§ **PROVIDED MATERIAL**
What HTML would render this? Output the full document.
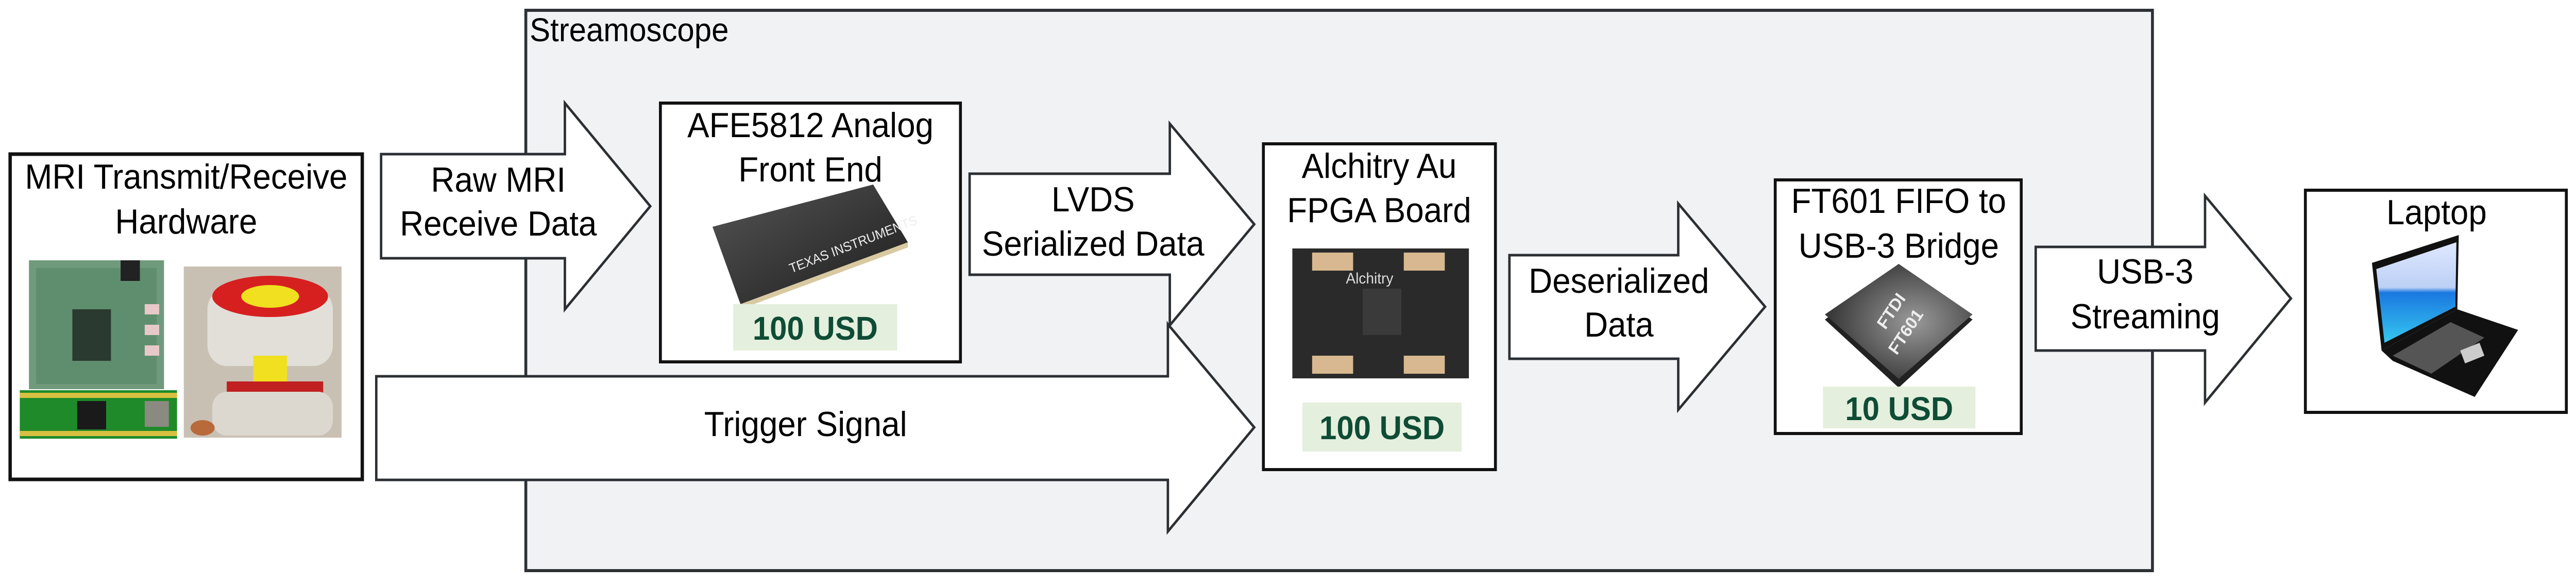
<!DOCTYPE html>
<html><head><meta charset="utf-8"><style>
html,body{margin:0;padding:0;background:#fff;width:100%;height:100%;overflow:hidden;}
svg{display:block;width:100vw;height:100vh;}
text{font-family:"Liberation Sans",Arial,sans-serif;fill:#000;}
</style></head><body>
<svg viewBox="0 0 5340 1131" preserveAspectRatio="none" xmlns="http://www.w3.org/2000/svg">
<defs>
<linearGradient id="chip" x1="0" y1="0" x2="1" y2="1"><stop offset="0" stop-color="#555"/><stop offset="1" stop-color="#1c1c1c"/></linearGradient>
<radialGradient id="ft" cx="0.6" cy="0.5" r="0.6"><stop offset="0" stop-color="#9a9a9a"/><stop offset="1" stop-color="#333"/></radialGradient>
<linearGradient id="scr" x1="0" y1="0" x2="0" y2="1"><stop offset="0" stop-color="#dfe8ff"/><stop offset="0.45" stop-color="#bcd0f5"/><stop offset="0.5" stop-color="#1a78e0"/><stop offset="1" stop-color="#35c8f0"/></linearGradient>
</defs>

<rect x="1090" y="20" width="3372" height="1087" fill="#f1f2f4" stroke="#2e3236" stroke-width="6"/>
<text x="1098" y="80" font-size="64">Streamoscope</text>

<rect x="21" y="299" width="730" height="631" fill="#fff" stroke="#111" stroke-width="7"/>
<text x="386" y="366" font-size="68" text-anchor="middle">MRI Transmit/Receive</text>
<text x="386" y="453" font-size="68" text-anchor="middle">Hardware</text>
<rect x="60" y="505" width="280" height="250" fill="#6f9b7c"/>
<rect x="75" y="520" width="250" height="225" fill="#5f8e6e"/>
<rect x="150" y="600" width="80" height="100" fill="#2a3a30"/>
<rect x="250" y="505" width="40" height="40" fill="#222"/>
<rect x="300" y="590" width="30" height="20" fill="#e8c8c8"/>
<rect x="300" y="630" width="30" height="20" fill="#e8c8c8"/>
<rect x="300" y="670" width="30" height="20" fill="#e8c8c8"/>
<rect x="41" y="757" width="326" height="94" fill="#1f8a2a"/>
<rect x="41" y="762" width="326" height="10" fill="#d8c040"/>
<rect x="41" y="836" width="326" height="10" fill="#d8c040"/>
<rect x="160" y="778" width="60" height="55" fill="#1a1a1a"/>
<rect x="300" y="778" width="50" height="50" fill="#8a8a80"/>
<rect x="381" y="517" width="327" height="332" fill="#c9c0b4"/>
<rect x="430" y="560" width="260" height="150" rx="40" fill="#e2dfd8"/>
<ellipse cx="560" cy="575" rx="120" ry="40" fill="#d62020"/>
<ellipse cx="560" cy="575" rx="60" ry="22" fill="#f0e020"/>
<rect x="525" y="690" width="70" height="80" fill="#f0e020"/>
<rect x="470" y="740" width="200" height="30" fill="#c02020"/>
<rect x="440" y="760" width="250" height="85" rx="30" fill="#dcd8d0"/>
<ellipse cx="420" cy="830" rx="25" ry="15" fill="#b86a3a"/>

<polygon points="790,299 1171,299 1171,200 1348,400 1171,600 1171,501 790,501" fill="#fff" stroke="#2b2f33" stroke-width="5"/>
<text x="1033" y="372" font-size="68" text-anchor="middle">Raw MRI</text>
<text x="1033" y="457" font-size="68" text-anchor="middle">Receive Data</text>

<rect x="1369" y="200" width="622" height="502" fill="#fff" stroke="#111" stroke-width="6"/>
<text x="1680" y="266" font-size="68" text-anchor="middle">AFE5812 Analog</text>
<text x="1680" y="352" font-size="68" text-anchor="middle">Front End</text>
<polygon points="1477,440 1810,358 1882,470 1535,590" fill="url(#chip)"/>
<polygon points="1535,590 1882,470 1882,480 1540,598" fill="#d8c9a0"/>
<text x="1640" y="530" font-size="26" style="fill:#eee" transform="rotate(-20 1640 530)">TEXAS INSTRUMENTS</text>
<rect x="1520" y="590" width="340" height="90" fill="#e4efdd"/>
<text x="1690" y="659" font-size="64" font-weight="bold" text-anchor="middle" style="fill:#0f4c35">100 USD</text>

<polygon points="780,730 2421,730 2421,629 2600,829 2421,1031 2421,931 780,931" fill="#fff" stroke="#2b2f33" stroke-width="5"/>
<text x="1670" y="846" font-size="68" text-anchor="middle">Trigger Signal</text>

<polygon points="2010,337 2425,337 2425,240 2600,435 2425,631 2425,533 2010,533" fill="#fff" stroke="#2b2f33" stroke-width="5"/>
<text x="2266" y="410" font-size="68" text-anchor="middle">LVDS</text>
<text x="2266" y="496" font-size="68" text-anchor="middle">Serialized Data</text>

<rect x="2619" y="279" width="481" height="632" fill="#fff" stroke="#111" stroke-width="6"/>
<text x="2859" y="345" font-size="68" text-anchor="middle">Alchitry Au</text>
<text x="2859" y="431" font-size="68" text-anchor="middle">FPGA Board</text>
<rect x="2679" y="482" width="366" height="252" fill="#2a2a2a"/>
<rect x="2720" y="490" width="85" height="35" fill="#d8b890"/>
<rect x="2910" y="490" width="85" height="35" fill="#d8b890"/>
<rect x="2720" y="690" width="85" height="35" fill="#d8b890"/>
<rect x="2910" y="690" width="85" height="35" fill="#d8b890"/>
<rect x="2825" y="560" width="80" height="90" fill="#3a3a3a"/>
<text x="2790" y="550" font-size="30" style="fill:#ddd">Alchitry</text>
<rect x="2700" y="781" width="330" height="95" fill="#e4efdd"/>
<text x="2865" y="852" font-size="64" font-weight="bold" text-anchor="middle" style="fill:#0f4c35">100 USD</text>

<polygon points="3129,495 3479,495 3479,395 3659,595 3479,795 3479,696 3129,696" fill="#fff" stroke="#2b2f33" stroke-width="5"/>
<text x="3356" y="568" font-size="68" text-anchor="middle">Deserialized</text>
<text x="3356" y="653" font-size="68" text-anchor="middle">Data</text>

<rect x="3680" y="349" width="510" height="492" fill="#fff" stroke="#111" stroke-width="6"/>
<text x="3936" y="413" font-size="68" text-anchor="middle">FT601 FIFO to</text>
<text x="3936" y="500" font-size="68" text-anchor="middle">USB-3 Bridge</text>
<polygon points="3936,512 4089,620 3936,752 3783,620" fill="#222"/>
<polygon points="3936,512 4089,610 3936,735 3783,610" fill="url(#ft)"/>
<text x="3930" y="610" font-size="34" font-weight="bold" style="fill:#eee" transform="rotate(-55 3930 610)" text-anchor="middle">FTDI</text>
<text x="3960" y="650" font-size="34" font-weight="bold" style="fill:#eee" transform="rotate(-55 3960 650)" text-anchor="middle">FT601</text>
<rect x="3779" y="750" width="316" height="81" fill="#e4efdd"/>
<text x="3937" y="815" font-size="64" font-weight="bold" text-anchor="middle" style="fill:#0f4c35">10 USD</text>

<polygon points="4220,479 4571,479 4571,380 4749,579 4571,781 4571,680 4220,680" fill="#fff" stroke="#2b2f33" stroke-width="5"/>
<text x="4447" y="550" font-size="68" text-anchor="middle">USB-3</text>
<text x="4447" y="637" font-size="68" text-anchor="middle">Streaming</text>

<rect x="4779" y="369" width="541" height="431" fill="#fff" stroke="#111" stroke-width="6"/>
<text x="5051" y="435" font-size="68" text-anchor="middle">Laptop</text>
<polygon points="4917,510 5097,456 5094,600 4937,680" fill="#111"/>
<polygon points="4926,522 5092,470 5090,595 4943,665" fill="url(#scr)"/>
<polygon points="4937,680 5094,600 5220,640 5130,770 4960,700" fill="#111"/>
<polygon points="4960,690 5080,625 5150,655 5040,725" fill="#555"/>
<polygon points="5100,680 5140,665 5150,690 5110,705" fill="#ccc"/>
</svg>
</body></html>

§ **WORK TO BE COMPLETED**
Copy each line in full and exactly, omitting any picture.

§ **IN RESPONSE**
What HTML would render this? Output the full document.
<!DOCTYPE html>
<html><head><meta charset="utf-8"><style>
html,body{margin:0;padding:0;background:#fff;width:100%;height:100%;overflow:hidden;}
svg{display:block;width:100vw;height:100vh;}
text{font-family:"Liberation Sans",Arial,sans-serif;fill:#000;}
</style></head><body>
<svg viewBox="0 0 5340 1131" preserveAspectRatio="none" xmlns="http://www.w3.org/2000/svg">
<defs>
<linearGradient id="chip" x1="0" y1="0" x2="1" y2="1"><stop offset="0" stop-color="#555"/><stop offset="1" stop-color="#1c1c1c"/></linearGradient>
<radialGradient id="ft" cx="0.6" cy="0.5" r="0.6"><stop offset="0" stop-color="#9a9a9a"/><stop offset="1" stop-color="#333"/></radialGradient>
<linearGradient id="scr" x1="0" y1="0" x2="0" y2="1"><stop offset="0" stop-color="#dfe8ff"/><stop offset="0.45" stop-color="#bcd0f5"/><stop offset="0.5" stop-color="#1a78e0"/><stop offset="1" stop-color="#35c8f0"/></linearGradient>
</defs>

<rect x="1090" y="20" width="3372" height="1087" fill="#f1f2f4" stroke="#2e3236" stroke-width="6"/>
<text x="1098" y="80" font-size="64">Streamoscope</text>

<rect x="21" y="299" width="730" height="631" fill="#fff" stroke="#111" stroke-width="7"/>
<text x="386" y="366" font-size="68" text-anchor="middle">MRI Transmit/Receive</text>
<text x="386" y="453" font-size="68" text-anchor="middle">Hardware</text>
<rect x="60" y="505" width="280" height="250" fill="#6f9b7c"/>
<rect x="75" y="520" width="250" height="225" fill="#5f8e6e"/>
<rect x="150" y="600" width="80" height="100" fill="#2a3a30"/>
<rect x="250" y="505" width="40" height="40" fill="#222"/>
<rect x="300" y="590" width="30" height="20" fill="#e8c8c8"/>
<rect x="300" y="630" width="30" height="20" fill="#e8c8c8"/>
<rect x="300" y="670" width="30" height="20" fill="#e8c8c8"/>
<rect x="41" y="757" width="326" height="94" fill="#1f8a2a"/>
<rect x="41" y="762" width="326" height="10" fill="#d8c040"/>
<rect x="41" y="836" width="326" height="10" fill="#d8c040"/>
<rect x="160" y="778" width="60" height="55" fill="#1a1a1a"/>
<rect x="300" y="778" width="50" height="50" fill="#8a8a80"/>
<rect x="381" y="517" width="327" height="332" fill="#c9c0b4"/>
<rect x="430" y="560" width="260" height="150" rx="40" fill="#e2dfd8"/>
<ellipse cx="560" cy="575" rx="120" ry="40" fill="#d62020"/>
<ellipse cx="560" cy="575" rx="60" ry="22" fill="#f0e020"/>
<rect x="525" y="690" width="70" height="80" fill="#f0e020"/>
<rect x="470" y="740" width="200" height="30" fill="#c02020"/>
<rect x="440" y="760" width="250" height="85" rx="30" fill="#dcd8d0"/>
<ellipse cx="420" cy="830" rx="25" ry="15" fill="#b86a3a"/>

<polygon points="790,299 1171,299 1171,200 1348,400 1171,600 1171,501 790,501" fill="#fff" stroke="#2b2f33" stroke-width="5"/>
<text x="1033" y="372" font-size="68" text-anchor="middle">Raw MRI</text>
<text x="1033" y="457" font-size="68" text-anchor="middle">Receive Data</text>

<rect x="1369" y="200" width="622" height="502" fill="#fff" stroke="#111" stroke-width="6"/>
<text x="1680" y="266" font-size="68" text-anchor="middle">AFE5812 Analog</text>
<text x="1680" y="352" font-size="68" text-anchor="middle">Front End</text>
<polygon points="1477,440 1810,358 1882,470 1535,590" fill="url(#chip)"/>
<polygon points="1535,590 1882,470 1882,480 1540,598" fill="#d8c9a0"/>
<text x="1640" y="530" font-size="26" style="fill:#eee" transform="rotate(-20 1640 530)">TEXAS INSTRUMENTS</text>
<rect x="1520" y="590" width="340" height="90" fill="#e4efdd"/>
<text x="1690" y="659" font-size="64" font-weight="bold" text-anchor="middle" style="fill:#0f4c35">100 USD</text>

<polygon points="780,730 2421,730 2421,629 2600,829 2421,1031 2421,931 780,931" fill="#fff" stroke="#2b2f33" stroke-width="5"/>
<text x="1670" y="846" font-size="68" text-anchor="middle">Trigger Signal</text>

<polygon points="2010,337 2425,337 2425,240 2600,435 2425,631 2425,533 2010,533" fill="#fff" stroke="#2b2f33" stroke-width="5"/>
<text x="2266" y="410" font-size="68" text-anchor="middle">LVDS</text>
<text x="2266" y="496" font-size="68" text-anchor="middle">Serialized Data</text>

<rect x="2619" y="279" width="481" height="632" fill="#fff" stroke="#111" stroke-width="6"/>
<text x="2859" y="345" font-size="68" text-anchor="middle">Alchitry Au</text>
<text x="2859" y="431" font-size="68" text-anchor="middle">FPGA Board</text>
<rect x="2679" y="482" width="366" height="252" fill="#2a2a2a"/>
<rect x="2720" y="490" width="85" height="35" fill="#d8b890"/>
<rect x="2910" y="490" width="85" height="35" fill="#d8b890"/>
<rect x="2720" y="690" width="85" height="35" fill="#d8b890"/>
<rect x="2910" y="690" width="85" height="35" fill="#d8b890"/>
<rect x="2825" y="560" width="80" height="90" fill="#3a3a3a"/>
<text x="2790" y="550" font-size="30" style="fill:#ddd">Alchitry</text>
<rect x="2700" y="781" width="330" height="95" fill="#e4efdd"/>
<text x="2865" y="852" font-size="64" font-weight="bold" text-anchor="middle" style="fill:#0f4c35">100 USD</text>

<polygon points="3129,495 3479,495 3479,395 3659,595 3479,795 3479,696 3129,696" fill="#fff" stroke="#2b2f33" stroke-width="5"/>
<text x="3356" y="568" font-size="68" text-anchor="middle">Deserialized</text>
<text x="3356" y="653" font-size="68" text-anchor="middle">Data</text>

<rect x="3680" y="349" width="510" height="492" fill="#fff" stroke="#111" stroke-width="6"/>
<text x="3936" y="413" font-size="68" text-anchor="middle">FT601 FIFO to</text>
<text x="3936" y="500" font-size="68" text-anchor="middle">USB-3 Bridge</text>
<polygon points="3936,512 4089,620 3936,752 3783,620" fill="#222"/>
<polygon points="3936,512 4089,610 3936,735 3783,610" fill="url(#ft)"/>
<text x="3930" y="610" font-size="34" font-weight="bold" style="fill:#eee" transform="rotate(-55 3930 610)" text-anchor="middle">FTDI</text>
<text x="3960" y="650" font-size="34" font-weight="bold" style="fill:#eee" transform="rotate(-55 3960 650)" text-anchor="middle">FT601</text>
<rect x="3779" y="750" width="316" height="81" fill="#e4efdd"/>
<text x="3937" y="815" font-size="64" font-weight="bold" text-anchor="middle" style="fill:#0f4c35">10 USD</text>

<polygon points="4220,479 4571,479 4571,380 4749,579 4571,781 4571,680 4220,680" fill="#fff" stroke="#2b2f33" stroke-width="5"/>
<text x="4447" y="550" font-size="68" text-anchor="middle">USB-3</text>
<text x="4447" y="637" font-size="68" text-anchor="middle">Streaming</text>

<rect x="4779" y="369" width="541" height="431" fill="#fff" stroke="#111" stroke-width="6"/>
<text x="5051" y="435" font-size="68" text-anchor="middle">Laptop</text>
<polygon points="4917,510 5097,456 5094,600 4937,680" fill="#111"/>
<polygon points="4926,522 5092,470 5090,595 4943,665" fill="url(#scr)"/>
<polygon points="4937,680 5094,600 5220,640 5130,770 4960,700" fill="#111"/>
<polygon points="4960,690 5080,625 5150,655 5040,725" fill="#555"/>
<polygon points="5100,680 5140,665 5150,690 5110,705" fill="#ccc"/>
</svg>
</body></html>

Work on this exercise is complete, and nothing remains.